**Required task**
What is wanted is an exact restatement of the lines from the one with "Convert this chart to Chart.js code." through the one with "const OFFSET = 0.04;", both included, and of no other lines.

===============

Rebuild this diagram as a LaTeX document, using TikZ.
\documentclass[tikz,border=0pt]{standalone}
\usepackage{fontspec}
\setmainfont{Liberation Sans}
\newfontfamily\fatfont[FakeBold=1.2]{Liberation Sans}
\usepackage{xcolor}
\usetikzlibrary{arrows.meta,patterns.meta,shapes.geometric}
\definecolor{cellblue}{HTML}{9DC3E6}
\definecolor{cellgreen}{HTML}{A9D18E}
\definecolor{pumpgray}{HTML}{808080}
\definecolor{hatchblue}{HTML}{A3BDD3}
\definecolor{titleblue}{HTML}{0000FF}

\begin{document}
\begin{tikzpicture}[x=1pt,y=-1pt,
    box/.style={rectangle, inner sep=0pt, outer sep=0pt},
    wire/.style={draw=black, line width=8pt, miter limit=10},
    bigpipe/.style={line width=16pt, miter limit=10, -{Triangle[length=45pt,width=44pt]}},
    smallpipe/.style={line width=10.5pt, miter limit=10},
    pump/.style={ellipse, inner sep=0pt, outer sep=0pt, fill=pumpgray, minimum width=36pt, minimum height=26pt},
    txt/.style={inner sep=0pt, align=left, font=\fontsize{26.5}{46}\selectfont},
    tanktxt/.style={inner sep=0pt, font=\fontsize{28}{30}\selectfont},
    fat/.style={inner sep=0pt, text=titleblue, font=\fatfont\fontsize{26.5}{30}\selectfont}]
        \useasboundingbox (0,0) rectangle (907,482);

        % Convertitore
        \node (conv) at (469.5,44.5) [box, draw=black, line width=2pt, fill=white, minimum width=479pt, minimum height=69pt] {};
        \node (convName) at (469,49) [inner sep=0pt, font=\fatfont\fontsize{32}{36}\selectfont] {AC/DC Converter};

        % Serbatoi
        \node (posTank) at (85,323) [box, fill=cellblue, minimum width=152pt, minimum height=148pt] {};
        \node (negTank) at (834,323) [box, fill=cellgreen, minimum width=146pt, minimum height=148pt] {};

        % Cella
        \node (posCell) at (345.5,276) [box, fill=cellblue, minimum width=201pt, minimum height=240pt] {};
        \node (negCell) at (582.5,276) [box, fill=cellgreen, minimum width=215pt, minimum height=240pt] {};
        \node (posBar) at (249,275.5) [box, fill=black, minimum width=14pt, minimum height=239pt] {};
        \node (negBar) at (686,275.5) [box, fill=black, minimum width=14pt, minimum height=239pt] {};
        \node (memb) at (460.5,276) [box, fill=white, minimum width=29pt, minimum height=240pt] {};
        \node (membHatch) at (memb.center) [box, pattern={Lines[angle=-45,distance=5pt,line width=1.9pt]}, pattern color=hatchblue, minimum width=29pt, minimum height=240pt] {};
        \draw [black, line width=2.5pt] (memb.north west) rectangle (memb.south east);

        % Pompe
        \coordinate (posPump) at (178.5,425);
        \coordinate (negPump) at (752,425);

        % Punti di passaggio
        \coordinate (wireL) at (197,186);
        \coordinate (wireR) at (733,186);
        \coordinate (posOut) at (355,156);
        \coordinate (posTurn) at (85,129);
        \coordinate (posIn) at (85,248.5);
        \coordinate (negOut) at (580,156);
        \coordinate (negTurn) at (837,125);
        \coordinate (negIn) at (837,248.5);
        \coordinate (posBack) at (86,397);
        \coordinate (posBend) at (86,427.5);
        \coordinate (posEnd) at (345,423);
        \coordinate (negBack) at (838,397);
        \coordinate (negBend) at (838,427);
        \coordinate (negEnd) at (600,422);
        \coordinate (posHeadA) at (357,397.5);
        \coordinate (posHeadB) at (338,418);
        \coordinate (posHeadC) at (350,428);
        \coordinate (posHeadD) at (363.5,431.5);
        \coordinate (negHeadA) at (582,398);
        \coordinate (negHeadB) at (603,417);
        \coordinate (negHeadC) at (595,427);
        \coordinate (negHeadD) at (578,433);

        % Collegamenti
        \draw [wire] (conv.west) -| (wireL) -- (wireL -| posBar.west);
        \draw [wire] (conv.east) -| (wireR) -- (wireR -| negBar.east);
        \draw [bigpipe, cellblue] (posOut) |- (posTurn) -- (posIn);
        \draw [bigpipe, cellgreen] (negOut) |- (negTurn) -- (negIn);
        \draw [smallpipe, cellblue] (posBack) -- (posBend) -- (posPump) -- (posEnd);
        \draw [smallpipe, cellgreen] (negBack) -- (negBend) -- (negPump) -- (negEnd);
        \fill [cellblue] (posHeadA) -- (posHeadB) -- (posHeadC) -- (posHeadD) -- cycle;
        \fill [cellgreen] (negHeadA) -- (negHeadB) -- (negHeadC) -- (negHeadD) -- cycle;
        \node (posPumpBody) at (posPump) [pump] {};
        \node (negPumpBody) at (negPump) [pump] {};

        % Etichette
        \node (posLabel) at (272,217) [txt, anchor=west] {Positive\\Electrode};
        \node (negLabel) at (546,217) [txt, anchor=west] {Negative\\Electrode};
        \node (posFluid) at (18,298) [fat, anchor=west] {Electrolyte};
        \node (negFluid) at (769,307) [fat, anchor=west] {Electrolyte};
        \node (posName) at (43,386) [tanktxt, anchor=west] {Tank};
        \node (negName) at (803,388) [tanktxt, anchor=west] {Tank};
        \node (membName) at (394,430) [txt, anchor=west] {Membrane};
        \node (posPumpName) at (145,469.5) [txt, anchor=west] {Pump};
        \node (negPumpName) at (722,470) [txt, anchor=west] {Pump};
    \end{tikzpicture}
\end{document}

===============

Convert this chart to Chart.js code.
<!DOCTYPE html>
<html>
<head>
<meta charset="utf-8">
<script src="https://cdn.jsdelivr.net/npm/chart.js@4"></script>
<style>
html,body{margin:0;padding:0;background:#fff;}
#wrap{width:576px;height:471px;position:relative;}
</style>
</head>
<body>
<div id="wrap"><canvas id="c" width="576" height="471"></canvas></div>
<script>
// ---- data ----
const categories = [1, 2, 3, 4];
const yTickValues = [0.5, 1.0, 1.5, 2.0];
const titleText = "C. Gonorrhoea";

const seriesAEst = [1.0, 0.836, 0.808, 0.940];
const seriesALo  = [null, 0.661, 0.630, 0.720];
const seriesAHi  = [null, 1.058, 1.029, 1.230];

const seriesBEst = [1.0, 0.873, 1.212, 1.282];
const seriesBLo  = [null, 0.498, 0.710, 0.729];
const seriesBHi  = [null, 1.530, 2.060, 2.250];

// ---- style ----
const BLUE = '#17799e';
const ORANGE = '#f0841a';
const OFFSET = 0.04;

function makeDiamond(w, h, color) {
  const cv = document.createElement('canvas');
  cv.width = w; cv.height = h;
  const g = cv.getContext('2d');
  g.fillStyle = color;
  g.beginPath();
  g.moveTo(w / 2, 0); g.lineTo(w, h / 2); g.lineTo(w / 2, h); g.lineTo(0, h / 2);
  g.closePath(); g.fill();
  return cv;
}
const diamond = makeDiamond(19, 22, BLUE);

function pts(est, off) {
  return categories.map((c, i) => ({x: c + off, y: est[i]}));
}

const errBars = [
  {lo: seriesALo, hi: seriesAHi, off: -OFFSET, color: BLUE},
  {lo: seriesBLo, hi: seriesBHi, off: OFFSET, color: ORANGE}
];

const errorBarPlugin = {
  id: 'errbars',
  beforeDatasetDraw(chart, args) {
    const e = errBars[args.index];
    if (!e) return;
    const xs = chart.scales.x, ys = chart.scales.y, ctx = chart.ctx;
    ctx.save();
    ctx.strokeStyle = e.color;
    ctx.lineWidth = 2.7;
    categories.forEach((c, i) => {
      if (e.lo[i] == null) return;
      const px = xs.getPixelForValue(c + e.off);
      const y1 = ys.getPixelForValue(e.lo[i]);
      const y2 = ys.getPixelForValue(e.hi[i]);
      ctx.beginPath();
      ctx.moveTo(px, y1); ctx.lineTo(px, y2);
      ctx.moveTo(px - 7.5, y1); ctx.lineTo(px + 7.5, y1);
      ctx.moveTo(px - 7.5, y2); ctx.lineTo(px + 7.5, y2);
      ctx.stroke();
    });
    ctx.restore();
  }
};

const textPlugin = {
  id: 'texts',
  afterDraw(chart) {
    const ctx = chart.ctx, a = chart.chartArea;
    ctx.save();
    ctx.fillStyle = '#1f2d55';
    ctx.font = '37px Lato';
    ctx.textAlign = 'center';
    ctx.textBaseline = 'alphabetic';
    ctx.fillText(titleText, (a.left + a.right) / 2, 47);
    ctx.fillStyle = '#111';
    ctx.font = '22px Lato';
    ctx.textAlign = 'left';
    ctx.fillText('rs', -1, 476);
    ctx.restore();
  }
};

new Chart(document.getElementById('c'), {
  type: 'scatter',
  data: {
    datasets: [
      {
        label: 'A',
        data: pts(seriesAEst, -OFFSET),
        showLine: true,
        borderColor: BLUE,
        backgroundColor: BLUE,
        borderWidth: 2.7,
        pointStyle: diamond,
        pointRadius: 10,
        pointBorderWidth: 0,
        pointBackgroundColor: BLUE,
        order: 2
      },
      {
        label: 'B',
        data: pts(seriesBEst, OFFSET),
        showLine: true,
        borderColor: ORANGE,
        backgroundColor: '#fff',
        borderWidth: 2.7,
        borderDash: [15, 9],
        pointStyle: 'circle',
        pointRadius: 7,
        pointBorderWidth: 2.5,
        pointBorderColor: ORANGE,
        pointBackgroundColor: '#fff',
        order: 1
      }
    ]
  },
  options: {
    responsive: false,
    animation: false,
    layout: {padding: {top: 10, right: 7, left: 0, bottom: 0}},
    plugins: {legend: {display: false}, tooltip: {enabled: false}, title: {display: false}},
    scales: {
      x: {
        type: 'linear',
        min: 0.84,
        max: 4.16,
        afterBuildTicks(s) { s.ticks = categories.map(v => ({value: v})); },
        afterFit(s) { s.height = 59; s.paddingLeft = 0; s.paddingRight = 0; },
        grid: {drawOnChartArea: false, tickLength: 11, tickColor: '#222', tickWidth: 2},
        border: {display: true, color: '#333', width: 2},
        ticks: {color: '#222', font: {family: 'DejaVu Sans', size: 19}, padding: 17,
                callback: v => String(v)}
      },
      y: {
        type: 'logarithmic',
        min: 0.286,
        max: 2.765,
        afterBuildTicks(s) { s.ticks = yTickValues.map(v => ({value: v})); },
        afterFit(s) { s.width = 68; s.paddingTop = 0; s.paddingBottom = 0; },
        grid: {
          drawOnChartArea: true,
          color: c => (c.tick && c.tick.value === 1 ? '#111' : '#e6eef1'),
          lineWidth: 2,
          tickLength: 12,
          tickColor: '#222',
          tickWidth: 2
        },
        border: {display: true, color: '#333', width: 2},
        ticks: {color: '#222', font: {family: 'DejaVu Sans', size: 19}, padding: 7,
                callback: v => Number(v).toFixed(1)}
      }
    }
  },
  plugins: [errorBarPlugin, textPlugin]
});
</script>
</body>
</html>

===============

**Answer to this task**
Convert this chart to Chart.js code.
<!DOCTYPE html>
<html>
<head>
<meta charset="utf-8">
<script src="https://cdn.jsdelivr.net/npm/chart.js@4"></script>
<style>
html,body{margin:0;padding:0;background:#fff;}
#wrap{width:576px;height:471px;position:relative;}
</style>
</head>
<body>
<div id="wrap"><canvas id="c" width="576" height="471"></canvas></div>
<script>
// ---- data ----
const categories = [1, 2, 3, 4];
const yTickValues = [0.5, 1.0, 1.5, 2.0];
const titleText = "C. Gonorrhoea";

const seriesAEst = [1.0, 0.836, 0.808, 0.940];
const seriesALo  = [null, 0.661, 0.630, 0.720];
const seriesAHi  = [null, 1.058, 1.029, 1.230];

const seriesBEst = [1.0, 0.873, 1.212, 1.282];
const seriesBLo  = [null, 0.498, 0.710, 0.729];
const seriesBHi  = [null, 1.530, 2.060, 2.250];

// ---- style ----
const BLUE = '#17799e';
const ORANGE = '#f0841a';
const OFFSET = 0.04;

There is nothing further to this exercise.